Avec la montée en flèche des prix de l’électricité et du gaz, on peut s’interroger sur les conséquences pour le développement de l’hydrogène. Bien que le contexte actuel soit incertain, ce vecteur est plus que jamais présenté en Europe comme un levier pour surmonter la crise.

Le 14 septembre dernier, la présidente de la Commission européenne, Ursula von der Leyen et la Première Ministre française Elisabeth Borne ont pris la parole pour évoquer la crise énergétique. Pour répondre à la crise de l’énergie à court terme, c’est-à-dire se préparer à l’hiver 2022-2023, Elisabeth Borne a annoncé un plan de sobriété, visant à réduire de 10 % notre consommation pour éviter les coupures de gaz et d’électricité.

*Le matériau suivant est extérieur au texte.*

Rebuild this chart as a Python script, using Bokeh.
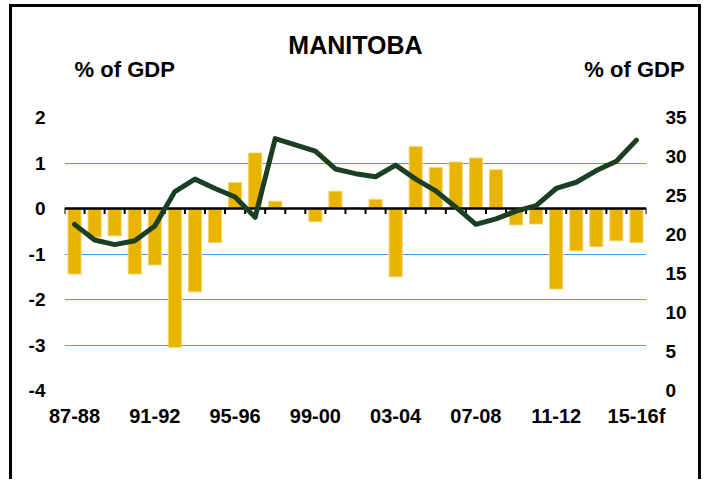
from bokeh.plotting import figure
from bokeh.models import LinearAxis, Range1d, FixedTicker
from bokeh.embed import file_html
from bokeh.resources import INLINE

categories = ["87-88", "88-89", "89-90", "90-91", "91-92", "92-93", "93-94", "94-95",
              "95-96", "96-97", "97-98", "98-99", "99-00", "00-01", "01-02", "02-03",
              "03-04", "04-05", "05-06", "06-07", "07-08", "08-09", "09-10", "10-11",
              "11-12", "12-13", "13-14", "14-15", "15-16f"]
balance = [-1.44, -0.63, -0.60, -1.44, -1.24, -3.05, -1.83, -0.75,
           0.57, 1.22, 0.16, 0.0, -0.29, 0.38, 0.02, 0.20,
           -1.50, 1.36, 0.90, 1.02, 1.11, 0.85, -0.36, -0.34,
           -1.77, -0.93, -0.84, -0.71, -0.75]
debt = [21.3, 19.3, 18.7, 19.2, 21.1, 25.5, 27.1, 25.9,
        24.8, 22.2, 32.3, 31.5, 30.7, 28.4, 27.8, 27.4,
        28.9, 27.1, 25.6, 23.5, 21.3, 22.0, 23.0, 23.7,
        25.9, 26.7, 28.2, 29.4, 32.1]
left_ticks = [-4, -3, -2, -1, 0, 1, 2]
right_ticks = [0, 5, 10, 15, 20, 25, 30, 35]
label_step = 4
title_text = "MANITOBA"
unit_text = "% of GDP"

FONT = "Liberation Sans"
n = len(categories)
xs = list(range(n))

frame_css = {
    "margin-left": "9px",
    "margin-top": "4px",
    "box-shadow": "inset 3px 0 0 0 black, inset -3px 0 0 0 black, inset 0 3px 0 0 black",
}

p = figure(width=692, height=475, output_backend="svg", toolbar_location=None,
           x_range=Range1d(-0.5, n - 0.5), y_range=Range1d(left_ticks[0], left_ticks[-1]),
           min_border_left=55, min_border_right=55, min_border_top=113, min_border_bottom=89,
           styles=frame_css)
p.extra_y_ranges = {"debt": Range1d(right_ticks[0], right_ticks[-1])}
p.outline_line_color = None
p.background_fill_color = "white"
p.border_fill_color = None

p.xgrid.visible = False
p.ygrid.ticker = FixedTicker(ticks=left_ticks)
p.ygrid.grid_line_color = "#44A2F8"
p.ygrid.grid_line_width = 1.2

def style_axis(ax, size, standoff):
    ax.axis_line_color = None
    ax.major_tick_in = 0
    ax.major_tick_out = 0
    ax.minor_tick_in = 0
    ax.minor_tick_out = 0
    ax.major_label_text_font = FONT
    ax.major_label_text_font_style = "bold"
    ax.major_label_text_font_size = size
    ax.major_label_text_color = "black"
    ax.major_label_standoff = standoff

yl = p.yaxis[0]
yl.ticker = FixedTicker(ticks=left_ticks)
yl.major_label_overrides = {t: str(t) for t in left_ticks}
style_axis(yl, "19px", 19)

xa = p.xaxis[0]
tick_idx = xs[::label_step]
xa.ticker = FixedTicker(ticks=tick_idx)
xa.major_label_overrides = {i: categories[i] for i in tick_idx}
style_axis(xa, "20px", 14)

yr = LinearAxis(y_range_name="debt", ticker=FixedTicker(ticks=right_ticks))
style_axis(yr, "19px", 19)
p.add_layout(yr, "right")

# header: unit labels above the left and right scales, chart title above them
unit_pos = [2.5, n - 1.1]
top_ax = LinearAxis(ticker=FixedTicker(ticks=unit_pos))
top_ax.major_label_overrides = {v: unit_text for v in unit_pos}
style_axis(top_ax, "22px", 36)
top_ax.axis_label = title_text
top_ax.axis_label_text_font = FONT
top_ax.axis_label_text_font_style = "bold"
top_ax.axis_label_text_font_size = "25px"
top_ax.axis_label_text_color = "black"
top_ax.axis_label_standoff = -5
p.add_layout(top_ax, "above")

p.vbar(x=xs, top=balance, bottom=0, width=0.65,
       fill_color="#E8B400", line_color="#F2D36A", line_width=1)
p.hspan(y=[0], line_color="black", line_width=2.5)
bounds = [i - 0.5 for i in range(n + 1)]
p.segment(x0=bounds, y0=[0] * len(bounds), x1=bounds, y1=[-0.12] * len(bounds),
          line_color="black", line_width=2)
p.line(xs, debt, y_range_name="debt", line_color="#1B3F22", line_width=5,
       line_join="round", line_cap="round")

open("out.html", "w").write(file_html(p, INLINE))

La Commissaire européenne a quant à elle fait des annonces sur la réponse à moyen terme à la crise actuelle : « découpler les prix de l’électricité de l’influence dominante du gaz. C’est pourquoi nous allons entreprendre une réforme complète et en profondeur du marché de l’électricité ». Il est vrai qu’avec un pic de 1 000€ le MWh atteint fin août en France sur le marché spot, contre 85€ il y a un an, il y avait de quoi marquer les esprits.

Depuis l’ouverture à la concurrence de l’électricité, le marché s’appuie sur une place boursière européenne, Epex Spot SE, sur laquelle s’échangent les MWh, avec des cours qui varient selon les pays en fonction de l’offre et de la demande. Or, sur ce marché de gros, le prix est fixé non pas en fonction du coût moyen de production d’électricité en Europe, mais à partir du coût de production « marginal » de la dernière unité de production électrique appelée sur le réseau. Lorsque la demande est faible, les installations nucléaires ou renouvelables suffisent, mais lorsque la demande est forte, les centrales thermiques sont mises à contribution. Et le coût de l’électricité est alors indexé sur le cours du gaz (ou du charbon). Le problème est que ce mécanisme fait s’envoler les prix en raison de la crise en Ukraine (une part importante de l’électricité en Europe est produite à partir de gaz naturel).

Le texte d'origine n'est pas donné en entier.